Campus Access Dissertation

Degree Name

Doctor of Philosophy in Civil Engineering (PhD)

Administrative Home Department

Department of Civil and Environmental Engineering

Advisor 1

Kuilin Zhang

Committee Member 1

David Watkins

Committee Member 2

Pasi Lautala

Committee Member 3

Zhuo Feng

Abstract

This dissertation proposes a data-driven optimization-based framework to model traffic dynamics under uncertainty including travel demand, transportation network (i.e. route choice), and connected and automated driving dynamics (on freeways and arterials) using connected vehicle data though Vehicle-to-Vehicle (V2V), Vehicle-to-Infrastructure (V2I), and Vehicle-to-Network (V2N) communications.

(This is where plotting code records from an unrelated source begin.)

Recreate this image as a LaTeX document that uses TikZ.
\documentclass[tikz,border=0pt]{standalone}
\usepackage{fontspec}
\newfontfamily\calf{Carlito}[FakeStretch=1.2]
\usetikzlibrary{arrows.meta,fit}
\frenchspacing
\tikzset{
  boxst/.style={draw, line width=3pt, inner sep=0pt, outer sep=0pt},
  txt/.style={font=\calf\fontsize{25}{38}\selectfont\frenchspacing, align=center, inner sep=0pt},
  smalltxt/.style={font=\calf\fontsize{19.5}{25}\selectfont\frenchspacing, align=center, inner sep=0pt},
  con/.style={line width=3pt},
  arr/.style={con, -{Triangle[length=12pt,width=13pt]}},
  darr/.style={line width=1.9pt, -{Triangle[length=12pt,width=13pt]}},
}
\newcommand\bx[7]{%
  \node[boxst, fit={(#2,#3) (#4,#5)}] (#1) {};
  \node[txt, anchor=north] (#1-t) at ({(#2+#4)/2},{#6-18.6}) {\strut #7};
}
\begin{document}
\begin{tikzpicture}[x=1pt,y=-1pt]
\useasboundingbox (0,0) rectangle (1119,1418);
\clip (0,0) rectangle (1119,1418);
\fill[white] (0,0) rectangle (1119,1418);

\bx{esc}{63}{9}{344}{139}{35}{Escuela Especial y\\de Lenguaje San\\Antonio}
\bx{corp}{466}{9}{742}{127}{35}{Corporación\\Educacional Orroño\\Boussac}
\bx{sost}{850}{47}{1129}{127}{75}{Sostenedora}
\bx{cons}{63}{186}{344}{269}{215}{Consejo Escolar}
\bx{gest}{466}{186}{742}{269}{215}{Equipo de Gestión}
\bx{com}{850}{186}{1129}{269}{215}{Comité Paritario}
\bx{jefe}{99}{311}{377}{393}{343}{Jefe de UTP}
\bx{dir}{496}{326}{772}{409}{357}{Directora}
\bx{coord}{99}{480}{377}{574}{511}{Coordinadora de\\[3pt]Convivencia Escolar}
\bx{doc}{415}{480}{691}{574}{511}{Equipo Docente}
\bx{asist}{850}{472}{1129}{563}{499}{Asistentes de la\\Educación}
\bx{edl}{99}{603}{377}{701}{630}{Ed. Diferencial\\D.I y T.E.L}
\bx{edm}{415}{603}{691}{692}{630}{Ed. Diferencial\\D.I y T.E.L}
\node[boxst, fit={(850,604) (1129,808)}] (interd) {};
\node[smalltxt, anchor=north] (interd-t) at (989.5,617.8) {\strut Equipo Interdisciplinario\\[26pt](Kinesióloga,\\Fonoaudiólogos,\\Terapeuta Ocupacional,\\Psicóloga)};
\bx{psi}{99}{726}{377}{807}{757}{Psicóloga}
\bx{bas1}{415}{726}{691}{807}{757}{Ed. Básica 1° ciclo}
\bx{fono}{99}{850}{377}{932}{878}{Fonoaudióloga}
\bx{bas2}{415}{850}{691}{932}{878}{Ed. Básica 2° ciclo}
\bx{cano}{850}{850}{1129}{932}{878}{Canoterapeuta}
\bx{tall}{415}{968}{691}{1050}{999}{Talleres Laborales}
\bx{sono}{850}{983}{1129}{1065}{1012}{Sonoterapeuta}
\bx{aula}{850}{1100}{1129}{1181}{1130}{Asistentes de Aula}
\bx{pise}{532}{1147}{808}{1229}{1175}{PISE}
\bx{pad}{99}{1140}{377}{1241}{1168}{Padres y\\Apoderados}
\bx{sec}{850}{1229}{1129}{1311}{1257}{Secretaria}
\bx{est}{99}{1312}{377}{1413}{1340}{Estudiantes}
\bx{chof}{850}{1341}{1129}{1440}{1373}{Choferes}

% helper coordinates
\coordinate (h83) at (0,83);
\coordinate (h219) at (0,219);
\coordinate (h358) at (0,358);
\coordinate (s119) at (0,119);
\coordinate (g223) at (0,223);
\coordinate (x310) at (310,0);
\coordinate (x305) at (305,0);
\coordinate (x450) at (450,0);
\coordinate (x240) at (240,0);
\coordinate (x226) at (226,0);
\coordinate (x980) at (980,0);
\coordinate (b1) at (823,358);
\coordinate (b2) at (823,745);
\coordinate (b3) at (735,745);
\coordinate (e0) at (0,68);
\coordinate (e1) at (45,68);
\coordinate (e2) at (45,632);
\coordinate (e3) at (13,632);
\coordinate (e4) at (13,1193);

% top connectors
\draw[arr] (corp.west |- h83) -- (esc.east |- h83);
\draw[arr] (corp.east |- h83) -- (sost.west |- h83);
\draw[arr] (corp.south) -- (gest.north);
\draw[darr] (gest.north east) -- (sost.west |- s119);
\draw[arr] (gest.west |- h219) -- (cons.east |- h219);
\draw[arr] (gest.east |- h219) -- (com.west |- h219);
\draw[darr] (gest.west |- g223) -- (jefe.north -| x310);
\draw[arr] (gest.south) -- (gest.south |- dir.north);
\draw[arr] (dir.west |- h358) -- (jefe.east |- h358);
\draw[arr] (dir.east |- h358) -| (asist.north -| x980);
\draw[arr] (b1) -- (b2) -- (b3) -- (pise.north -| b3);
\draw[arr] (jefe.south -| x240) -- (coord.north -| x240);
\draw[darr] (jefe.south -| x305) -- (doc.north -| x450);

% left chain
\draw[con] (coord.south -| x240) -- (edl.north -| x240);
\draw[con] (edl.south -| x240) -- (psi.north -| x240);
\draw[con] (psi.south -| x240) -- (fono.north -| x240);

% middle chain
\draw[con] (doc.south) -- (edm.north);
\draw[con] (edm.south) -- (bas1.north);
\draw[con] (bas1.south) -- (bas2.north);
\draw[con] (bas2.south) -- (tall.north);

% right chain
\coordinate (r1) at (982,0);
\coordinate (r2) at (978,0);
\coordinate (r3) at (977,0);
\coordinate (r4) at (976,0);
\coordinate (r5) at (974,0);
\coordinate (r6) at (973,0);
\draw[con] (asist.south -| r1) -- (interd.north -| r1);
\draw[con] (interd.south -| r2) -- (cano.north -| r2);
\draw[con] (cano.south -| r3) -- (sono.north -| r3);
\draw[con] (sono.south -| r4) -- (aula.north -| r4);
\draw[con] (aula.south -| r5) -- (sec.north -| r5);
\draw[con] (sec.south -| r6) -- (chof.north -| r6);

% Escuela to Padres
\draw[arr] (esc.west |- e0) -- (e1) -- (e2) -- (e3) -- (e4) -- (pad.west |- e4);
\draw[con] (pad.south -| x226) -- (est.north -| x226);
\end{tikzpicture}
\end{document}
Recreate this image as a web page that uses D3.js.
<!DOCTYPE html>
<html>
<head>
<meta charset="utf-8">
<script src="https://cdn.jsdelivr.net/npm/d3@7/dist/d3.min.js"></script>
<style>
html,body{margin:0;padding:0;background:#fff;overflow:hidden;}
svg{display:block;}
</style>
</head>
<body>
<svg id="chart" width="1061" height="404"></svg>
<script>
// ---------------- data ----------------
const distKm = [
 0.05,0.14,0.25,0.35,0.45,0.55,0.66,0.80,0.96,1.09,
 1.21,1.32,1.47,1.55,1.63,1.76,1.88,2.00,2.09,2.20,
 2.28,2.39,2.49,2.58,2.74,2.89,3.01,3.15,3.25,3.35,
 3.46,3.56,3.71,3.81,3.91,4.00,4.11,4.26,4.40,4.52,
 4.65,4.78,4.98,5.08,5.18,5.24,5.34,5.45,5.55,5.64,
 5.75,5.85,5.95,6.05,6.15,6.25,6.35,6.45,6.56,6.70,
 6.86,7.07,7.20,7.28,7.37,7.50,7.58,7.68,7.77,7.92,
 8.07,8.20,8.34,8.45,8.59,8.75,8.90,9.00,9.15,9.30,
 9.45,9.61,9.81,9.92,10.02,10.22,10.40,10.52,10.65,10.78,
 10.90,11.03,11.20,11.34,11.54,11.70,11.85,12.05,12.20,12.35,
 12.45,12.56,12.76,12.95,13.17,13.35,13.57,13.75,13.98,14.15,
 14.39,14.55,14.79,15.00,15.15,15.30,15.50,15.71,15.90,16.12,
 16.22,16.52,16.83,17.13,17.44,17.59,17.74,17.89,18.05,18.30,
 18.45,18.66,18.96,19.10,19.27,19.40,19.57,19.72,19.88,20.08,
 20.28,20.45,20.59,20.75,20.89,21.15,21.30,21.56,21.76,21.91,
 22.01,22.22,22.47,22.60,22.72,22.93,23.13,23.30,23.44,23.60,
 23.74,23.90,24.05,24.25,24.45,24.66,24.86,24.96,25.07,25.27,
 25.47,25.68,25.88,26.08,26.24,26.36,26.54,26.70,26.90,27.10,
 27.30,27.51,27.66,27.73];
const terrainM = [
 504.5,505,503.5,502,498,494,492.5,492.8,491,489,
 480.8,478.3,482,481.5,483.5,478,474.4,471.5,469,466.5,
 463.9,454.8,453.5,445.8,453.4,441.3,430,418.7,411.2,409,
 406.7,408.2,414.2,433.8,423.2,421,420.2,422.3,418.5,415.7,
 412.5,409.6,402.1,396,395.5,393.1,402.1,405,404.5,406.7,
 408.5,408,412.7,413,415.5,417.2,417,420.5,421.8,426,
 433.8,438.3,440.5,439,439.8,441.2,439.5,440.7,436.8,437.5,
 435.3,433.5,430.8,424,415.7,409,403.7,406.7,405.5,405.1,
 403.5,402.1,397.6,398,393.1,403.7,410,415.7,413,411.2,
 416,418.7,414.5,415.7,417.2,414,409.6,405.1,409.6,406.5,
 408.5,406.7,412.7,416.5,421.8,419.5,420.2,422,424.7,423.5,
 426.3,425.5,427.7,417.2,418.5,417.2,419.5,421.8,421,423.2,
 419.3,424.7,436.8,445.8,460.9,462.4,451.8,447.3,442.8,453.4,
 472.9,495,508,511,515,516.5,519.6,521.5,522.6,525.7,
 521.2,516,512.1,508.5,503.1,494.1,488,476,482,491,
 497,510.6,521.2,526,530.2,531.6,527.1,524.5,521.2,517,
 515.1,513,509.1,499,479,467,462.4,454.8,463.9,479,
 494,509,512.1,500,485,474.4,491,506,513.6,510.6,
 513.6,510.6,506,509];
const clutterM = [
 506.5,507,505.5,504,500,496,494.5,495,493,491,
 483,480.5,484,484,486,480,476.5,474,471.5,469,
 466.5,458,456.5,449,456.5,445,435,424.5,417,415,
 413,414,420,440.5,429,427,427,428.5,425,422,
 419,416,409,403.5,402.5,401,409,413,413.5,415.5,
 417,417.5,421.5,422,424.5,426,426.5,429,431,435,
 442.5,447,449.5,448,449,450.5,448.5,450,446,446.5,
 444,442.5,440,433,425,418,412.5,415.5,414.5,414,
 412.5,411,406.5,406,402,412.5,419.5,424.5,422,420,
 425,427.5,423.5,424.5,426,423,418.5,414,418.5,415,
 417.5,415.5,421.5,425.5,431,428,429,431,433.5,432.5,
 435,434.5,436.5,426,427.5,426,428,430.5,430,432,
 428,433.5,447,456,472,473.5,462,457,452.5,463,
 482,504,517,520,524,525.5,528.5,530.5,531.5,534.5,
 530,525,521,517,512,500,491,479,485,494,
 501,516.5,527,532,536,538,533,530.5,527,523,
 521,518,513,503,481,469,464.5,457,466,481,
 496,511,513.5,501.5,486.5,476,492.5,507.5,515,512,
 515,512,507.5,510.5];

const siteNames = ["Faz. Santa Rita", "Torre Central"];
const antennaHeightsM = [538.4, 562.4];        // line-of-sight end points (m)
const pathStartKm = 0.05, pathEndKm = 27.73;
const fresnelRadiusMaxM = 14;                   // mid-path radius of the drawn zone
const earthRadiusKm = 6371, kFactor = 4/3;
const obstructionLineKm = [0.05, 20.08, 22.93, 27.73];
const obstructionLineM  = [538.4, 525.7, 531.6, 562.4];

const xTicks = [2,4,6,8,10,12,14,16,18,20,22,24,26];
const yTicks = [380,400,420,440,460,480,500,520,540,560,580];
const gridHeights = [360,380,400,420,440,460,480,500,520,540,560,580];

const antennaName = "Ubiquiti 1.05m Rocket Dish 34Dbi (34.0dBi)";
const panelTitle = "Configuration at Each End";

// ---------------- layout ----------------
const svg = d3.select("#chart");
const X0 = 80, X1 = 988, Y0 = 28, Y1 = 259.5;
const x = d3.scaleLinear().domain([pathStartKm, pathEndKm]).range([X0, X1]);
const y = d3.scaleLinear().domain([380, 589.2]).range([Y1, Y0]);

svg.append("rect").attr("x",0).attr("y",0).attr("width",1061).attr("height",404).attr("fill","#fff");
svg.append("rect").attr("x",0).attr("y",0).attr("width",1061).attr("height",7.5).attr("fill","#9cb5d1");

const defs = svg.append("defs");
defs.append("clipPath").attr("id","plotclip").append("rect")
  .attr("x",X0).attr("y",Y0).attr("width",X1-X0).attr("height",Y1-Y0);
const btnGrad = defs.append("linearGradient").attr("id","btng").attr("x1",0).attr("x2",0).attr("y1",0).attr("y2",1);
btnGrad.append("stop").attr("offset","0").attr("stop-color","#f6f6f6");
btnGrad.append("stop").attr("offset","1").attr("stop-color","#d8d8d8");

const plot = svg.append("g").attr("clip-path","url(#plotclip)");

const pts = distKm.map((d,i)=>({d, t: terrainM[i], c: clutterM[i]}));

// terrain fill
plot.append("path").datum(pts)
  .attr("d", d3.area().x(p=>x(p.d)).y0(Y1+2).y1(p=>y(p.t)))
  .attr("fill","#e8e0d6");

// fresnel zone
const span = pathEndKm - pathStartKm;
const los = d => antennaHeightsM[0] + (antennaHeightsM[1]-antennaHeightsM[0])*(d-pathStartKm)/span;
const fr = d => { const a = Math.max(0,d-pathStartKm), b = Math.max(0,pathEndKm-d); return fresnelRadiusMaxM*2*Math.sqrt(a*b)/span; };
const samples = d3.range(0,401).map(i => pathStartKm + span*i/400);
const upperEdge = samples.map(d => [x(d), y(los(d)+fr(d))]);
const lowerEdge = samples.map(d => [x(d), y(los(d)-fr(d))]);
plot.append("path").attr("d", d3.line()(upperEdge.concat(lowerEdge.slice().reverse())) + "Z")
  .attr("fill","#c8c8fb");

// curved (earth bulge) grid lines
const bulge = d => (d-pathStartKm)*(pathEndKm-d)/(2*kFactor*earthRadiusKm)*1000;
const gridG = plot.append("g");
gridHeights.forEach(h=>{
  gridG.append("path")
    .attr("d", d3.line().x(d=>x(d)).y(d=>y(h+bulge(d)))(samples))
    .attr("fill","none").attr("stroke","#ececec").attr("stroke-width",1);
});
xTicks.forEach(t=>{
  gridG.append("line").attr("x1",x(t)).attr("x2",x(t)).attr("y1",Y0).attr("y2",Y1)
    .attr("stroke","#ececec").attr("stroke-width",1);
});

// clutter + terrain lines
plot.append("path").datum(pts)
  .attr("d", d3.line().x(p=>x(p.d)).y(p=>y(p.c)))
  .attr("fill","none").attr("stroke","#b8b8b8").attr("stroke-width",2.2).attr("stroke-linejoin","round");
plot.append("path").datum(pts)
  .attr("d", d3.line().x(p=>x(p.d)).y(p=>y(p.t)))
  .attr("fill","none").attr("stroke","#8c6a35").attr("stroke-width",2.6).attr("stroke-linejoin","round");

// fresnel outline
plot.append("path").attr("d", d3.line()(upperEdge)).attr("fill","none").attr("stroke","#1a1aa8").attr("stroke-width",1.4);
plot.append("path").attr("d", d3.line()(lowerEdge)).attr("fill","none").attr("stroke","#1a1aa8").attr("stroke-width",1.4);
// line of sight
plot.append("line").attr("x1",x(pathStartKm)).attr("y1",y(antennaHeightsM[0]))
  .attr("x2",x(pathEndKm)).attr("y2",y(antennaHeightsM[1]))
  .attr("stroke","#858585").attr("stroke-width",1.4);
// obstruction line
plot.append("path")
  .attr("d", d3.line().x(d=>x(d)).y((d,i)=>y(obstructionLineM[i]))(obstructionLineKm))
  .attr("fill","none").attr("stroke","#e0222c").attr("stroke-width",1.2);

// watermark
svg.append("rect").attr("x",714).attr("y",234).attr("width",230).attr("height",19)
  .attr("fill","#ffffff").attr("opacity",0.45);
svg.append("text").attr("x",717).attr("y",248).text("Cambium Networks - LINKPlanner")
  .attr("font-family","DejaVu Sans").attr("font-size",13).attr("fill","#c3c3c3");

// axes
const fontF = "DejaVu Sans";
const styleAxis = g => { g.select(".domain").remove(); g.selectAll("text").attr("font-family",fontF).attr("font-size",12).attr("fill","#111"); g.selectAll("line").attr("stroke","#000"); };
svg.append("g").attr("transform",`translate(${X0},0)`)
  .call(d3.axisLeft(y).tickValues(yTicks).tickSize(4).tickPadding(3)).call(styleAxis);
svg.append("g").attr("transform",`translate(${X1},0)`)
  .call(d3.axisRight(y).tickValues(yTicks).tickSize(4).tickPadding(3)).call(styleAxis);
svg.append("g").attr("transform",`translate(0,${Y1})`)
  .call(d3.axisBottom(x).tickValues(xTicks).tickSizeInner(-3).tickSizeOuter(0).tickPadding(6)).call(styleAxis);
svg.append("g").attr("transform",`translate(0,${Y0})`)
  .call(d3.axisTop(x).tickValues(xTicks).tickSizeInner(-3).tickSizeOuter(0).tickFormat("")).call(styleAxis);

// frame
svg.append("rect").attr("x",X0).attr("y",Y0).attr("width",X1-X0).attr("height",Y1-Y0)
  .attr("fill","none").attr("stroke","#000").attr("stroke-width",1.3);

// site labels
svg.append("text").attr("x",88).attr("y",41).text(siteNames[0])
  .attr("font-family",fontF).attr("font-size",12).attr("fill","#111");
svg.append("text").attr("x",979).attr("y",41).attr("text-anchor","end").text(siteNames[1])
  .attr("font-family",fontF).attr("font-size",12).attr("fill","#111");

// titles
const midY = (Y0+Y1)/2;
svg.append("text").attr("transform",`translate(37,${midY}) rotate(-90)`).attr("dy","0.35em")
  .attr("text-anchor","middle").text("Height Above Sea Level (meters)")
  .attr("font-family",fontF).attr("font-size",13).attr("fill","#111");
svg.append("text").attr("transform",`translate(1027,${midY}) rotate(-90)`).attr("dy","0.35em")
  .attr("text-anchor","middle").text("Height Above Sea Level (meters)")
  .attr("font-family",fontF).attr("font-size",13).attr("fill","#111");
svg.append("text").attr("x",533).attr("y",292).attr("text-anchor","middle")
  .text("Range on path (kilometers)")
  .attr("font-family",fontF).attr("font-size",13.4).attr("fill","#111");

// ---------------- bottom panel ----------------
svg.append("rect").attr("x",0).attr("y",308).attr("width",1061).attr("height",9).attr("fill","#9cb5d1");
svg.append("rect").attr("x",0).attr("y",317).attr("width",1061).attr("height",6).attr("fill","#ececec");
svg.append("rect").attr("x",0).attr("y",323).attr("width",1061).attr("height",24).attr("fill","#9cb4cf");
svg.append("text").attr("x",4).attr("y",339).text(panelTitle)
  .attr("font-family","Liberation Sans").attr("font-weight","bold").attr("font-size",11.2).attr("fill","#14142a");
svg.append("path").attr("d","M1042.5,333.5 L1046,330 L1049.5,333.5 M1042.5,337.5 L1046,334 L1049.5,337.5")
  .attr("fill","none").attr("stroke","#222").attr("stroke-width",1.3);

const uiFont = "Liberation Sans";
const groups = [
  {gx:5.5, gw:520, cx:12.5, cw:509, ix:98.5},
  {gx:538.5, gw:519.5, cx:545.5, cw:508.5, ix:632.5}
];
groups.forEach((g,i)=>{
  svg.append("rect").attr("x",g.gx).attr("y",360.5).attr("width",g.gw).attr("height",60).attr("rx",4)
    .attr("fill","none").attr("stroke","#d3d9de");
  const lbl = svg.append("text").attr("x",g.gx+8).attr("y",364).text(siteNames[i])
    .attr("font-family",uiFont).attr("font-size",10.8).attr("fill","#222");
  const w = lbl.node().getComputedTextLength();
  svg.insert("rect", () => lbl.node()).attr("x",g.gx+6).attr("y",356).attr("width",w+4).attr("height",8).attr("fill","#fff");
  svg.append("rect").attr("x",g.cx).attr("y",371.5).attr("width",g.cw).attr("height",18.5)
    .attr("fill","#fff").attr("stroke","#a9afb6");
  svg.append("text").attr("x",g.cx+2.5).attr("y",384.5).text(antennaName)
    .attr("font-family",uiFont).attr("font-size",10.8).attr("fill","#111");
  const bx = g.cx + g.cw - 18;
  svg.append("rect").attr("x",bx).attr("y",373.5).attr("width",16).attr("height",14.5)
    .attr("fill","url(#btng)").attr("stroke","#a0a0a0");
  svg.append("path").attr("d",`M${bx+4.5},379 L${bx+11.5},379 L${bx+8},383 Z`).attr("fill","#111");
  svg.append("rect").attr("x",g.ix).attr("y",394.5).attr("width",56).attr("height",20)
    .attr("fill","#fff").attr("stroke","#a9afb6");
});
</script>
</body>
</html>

To model travel demand dynamics, this dissertation proposes Distributionally Robust Stochastic Optimization (DRSO) using V2N data. A challenge of modeling travel demand dynamics directly using the real-world V2N data is the incomplete and inaccurate trajectory records from the raw data due to technical and privacy issues. Through the proposed DRSO models, this dissertation offline reconstructs the missing choices of activity locations, durations, and paths using the partially observed trajectories from a real-world connected vehicle dataset. This dataset contains around 2,800 connected vehicles over two separate months in Southeast Michigan from the Safety Pilot Model Deployment (SPMD) project. For modeling route choice dynamics, this dissertation develops a Conditional Value-at-Risk (CVaR) based DRSO model for the route choice problem under the impacts of travel time uncertainties and travelers’ risk attitudes using vehicle trajectory data from the SPMD dataset. The proposed CVaR-DRSO model offline estimates route choices under uncertainties by using a data-driven uncertainty set. For modeling connected and automated driving, this dissertation develops DRSO-based Model Predictive Control (MPC) models with Distributionally Robust Chance Constraints (DRCC). For the connected and automated driving on freeways (i.e. uninterrupted flow facilities), a DRSO-DRCC based MPC model is proposed to improve the stability, robustness, and safety for the online longitudinal cooperative automated driving of a platoon of Connected and Automated Vehicles (CAVs) under uncertain traffic conditions by using real-time V2V data. For the energy efficient connected and automated driving on arterials (i.e. interrupted flow facilities), a DRSO-DRCC based MPC model is developed to improve the safety, energy, efficiency, driving comfort, and robustness of the automated driving on signalized arterials under traffic uncertainties by using real-time V2I and V2V data.

This dissertation provides a comprehensive data-driven optimization-based framework to model the traffic dynamics using the connected vehicle data and improve the connected and automated driving control under uncertainty based on CAV technologies.